La segunda es desprendida de esa percepción negativa generalizada entre la gente: la pésima cultura ciudadana en torno al uso de la red de transporte. Aquí es evidente el poder que tiene la cultura e imaginario colectivo para movilizar cambios, que para este caso son negativos, donde las dinámicas de escepticismo han aumentado al irrespeto, la trampa y el daño al interior de las estaciones. Esta es la razón, porque el fenómeno de ‘colados’ se apoderó de un buen porcentaje de usuarios. Faltó visión y gerencia para movilizar pedagogía, sanciones y mecanismos de infraestructura que hubieran mitigado esta práctica en sus inicios.
Y una tercera, que tiene que ver con la incapacidad de los últimos gobiernos para desplegar una estrategia sólida para ‘curar’ al sistema de estos males. La actual administración de Bogotá en varias ocasiones se ha escudado en la falta de policía para cuidarlo, la Policía aduce poco presupuesto para aumentar el pie de fuerza y el equipo directivo del sistema manifiesta problemas financieros. Los hechos delictivos del último trimestre del año 2022, donde una joven fue violentada al interior de una estación y un joven asesinado dentro de un bus, mostró a unos voceros de la Alcaldía, de la Policía y de la propia empresa sin argumentos, minimizados y sin un norte para progresar.
Años atrás entrar a una estación de Transmilenio, era sinónimo de seguridad y tranquilidad. Ahora, para muchos es entrar a una zona de peligro, sin presencia policial, estaciones en mal estado, sin vigilancia privada y con la certeza que no se puede exigir un mínimo de respeto, porque se puede salir con un disparo una puñalada. O en un escenario más caótico, en medio ser atropellado por un articulado como reacción espontánea de una huida para estar a salvo.Con este panorama, donde nadie tiene respuestas y sí muchas excusas para justificar la decadencia, me pregunto si no es tiempo de pensar en el fin del sistema. Está no sería ni la primera o última empresa del país que deba ser liquidada y reorganizada para que tenga otras perspectivas. La ciudadanía que no paga el transporte ya no tendría excusas para justificar el no pago por el pésimo servicio. Por otro lado, la administración, tendría un problema menos en quien justificar sus carencias y fallas de gestión y la Policía podría enviar cómodamente a sus casi 600 uniformados dispuestos para el sistema, a prestar seguridad a otros lugares más críticos en Bogotá.
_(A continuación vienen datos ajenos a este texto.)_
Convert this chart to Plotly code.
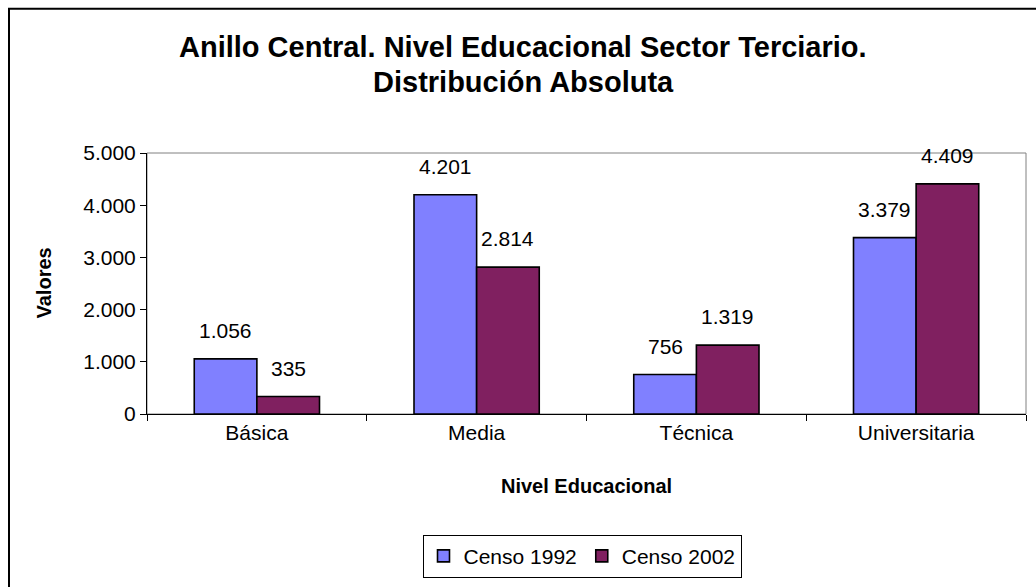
import plotly.graph_objects as go

categories = ["Básica", "Media", "Técnica", "Universitaria"]
censo_1992 = [1056, 4201, 756, 3379]
censo_2002 = [335, 2814, 1319, 4409]
series_names = ["Censo 1992", "Censo 2002"]
y_ticks = [0, 1000, 2000, 3000, 4000, 5000]

W, H = 1036, 587
L, R, T, B = 147, 10, 153, 166
pw, ph = W - L - R, H - T - B
BARGAP = 0.43

def px_x(x):
    return (x - L) / pw

def px_y(y):
    return 1 - (y - T) / ph

FONT = "Liberation Sans, Arial, sans-serif"
FS = 21

# half of one bar's pixel width, derived from the category band and bargap
bar_px = pw / len(categories) * (1 - BARGAP) / 2
offsets = [-bar_px / 2, bar_px / 2]

fig = go.Figure()
annotations = []
for name, vals, color, off in [(series_names[0], censo_1992, "#8080FF", offsets[0]),
                               (series_names[1], censo_2002, "#802060", offsets[1])]:
    fig.add_trace(go.Bar(
        name=name, x=categories, y=vals,
        marker=dict(color=color, line=dict(color="black", width=1.6)),
    ))
    for c, v in zip(categories, vals):
        annotations.append(dict(
            x=c, y=v, xref="x", yref="y", text=f"{v:,}".replace(",", "."),
            showarrow=False, xshift=off, yanchor="bottom", yshift=15,
            font=dict(size=FS, color="black"),
        ))

annotations += [
    dict(text="<b>Anillo Central. Nivel Educacional Sector Terciario.</b>", xref="paper", yref="paper",
         x=px_x(523), y=px_y(44), showarrow=False, font=dict(size=29), xanchor="center", yanchor="middle"),
    dict(text="<b>Distribución Absoluta</b>", xref="paper", yref="paper",
         x=px_x(523), y=px_y(80), showarrow=False, font=dict(size=29), xanchor="center", yanchor="middle"),
    dict(text="<b>Valores</b>", xref="paper", yref="paper", x=px_x(43), y=px_y(287),
         showarrow=False, textangle=-90, font=dict(size=20), xanchor="center", yanchor="middle"),
    dict(text="<b>Nivel Educacional</b>", xref="paper", yref="paper", x=0.5, y=px_y(495),
         showarrow=False, font=dict(size=20), xanchor="center", yanchor="middle"),
]

fig.update_layout(
    width=W, height=H,
    margin=dict(l=L, r=R, t=T, b=B),
    paper_bgcolor="white", plot_bgcolor="white",
    separators=",.",
    barmode="group", bargap=BARGAP, bargroupgap=0,
    font=dict(family=FONT, size=FS, color="black"),
    showlegend=True,
    legend=dict(orientation="h", x=px_x(582), y=px_y(567), xanchor="center", yanchor="middle",
                bordercolor="black", borderwidth=1, font=dict(size=FS),
                itemwidth=30, traceorder="normal"),
    xaxis=dict(showline=True, linecolor="black", linewidth=1, ticks="outside",
               tickson="boundaries", ticklen=6, tickcolor="black", showgrid=False,
               tickfont=dict(size=FS)),
    yaxis=dict(range=[0, 5000], tickvals=y_ticks, tickformat=",d", showline=True,
               linecolor="black", linewidth=1, ticks="outside", ticklen=6,
               tickcolor="black", showgrid=False, zeroline=False, tickfont=dict(size=FS)),
    shapes=[
        dict(type="rect", xref="x domain", yref="y domain", x0=0, x1=1, y0=0, y1=1,
             line=dict(color="#808080", width=1), layer="below"),
        dict(type="rect", xref="paper", yref="paper", x0=px_x(9), x1=px_x(1045),
             y0=px_y(5), y1=px_y(600), line=dict(color="black", width=2)),
    ],
    annotations=annotations,
)

fig.write_html("out.html", config={"displayModeBar": False},
               post_script="document.body.style.margin='0';")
Cuando se acaba un problema, seguramente queda más tiempo y recursos para afrontar fenómenos más preocupantes o en sentido contrario, obligaría a pensar en soluciones realmente innovadoras y efectivas para un problema que no se ha querido abordar con la seriedad que requiere. En este año que inicia, no más campañas de pedagogía con tres personas en hora pico, ni mucho menos dos policías chateando por turnos de una hora al día para cada estación, tampoco más pronunciamientos genéricos por parte de la administración de turno o lo peor, no más cinismo ciudadano que condena la corrupción de altos funcionarios, pero que no pierden la posibilidad de robarse 3.000 pesos por viaje. Dejemos la hipocresía y pongámonos serios que el problema es peor de lo que parece.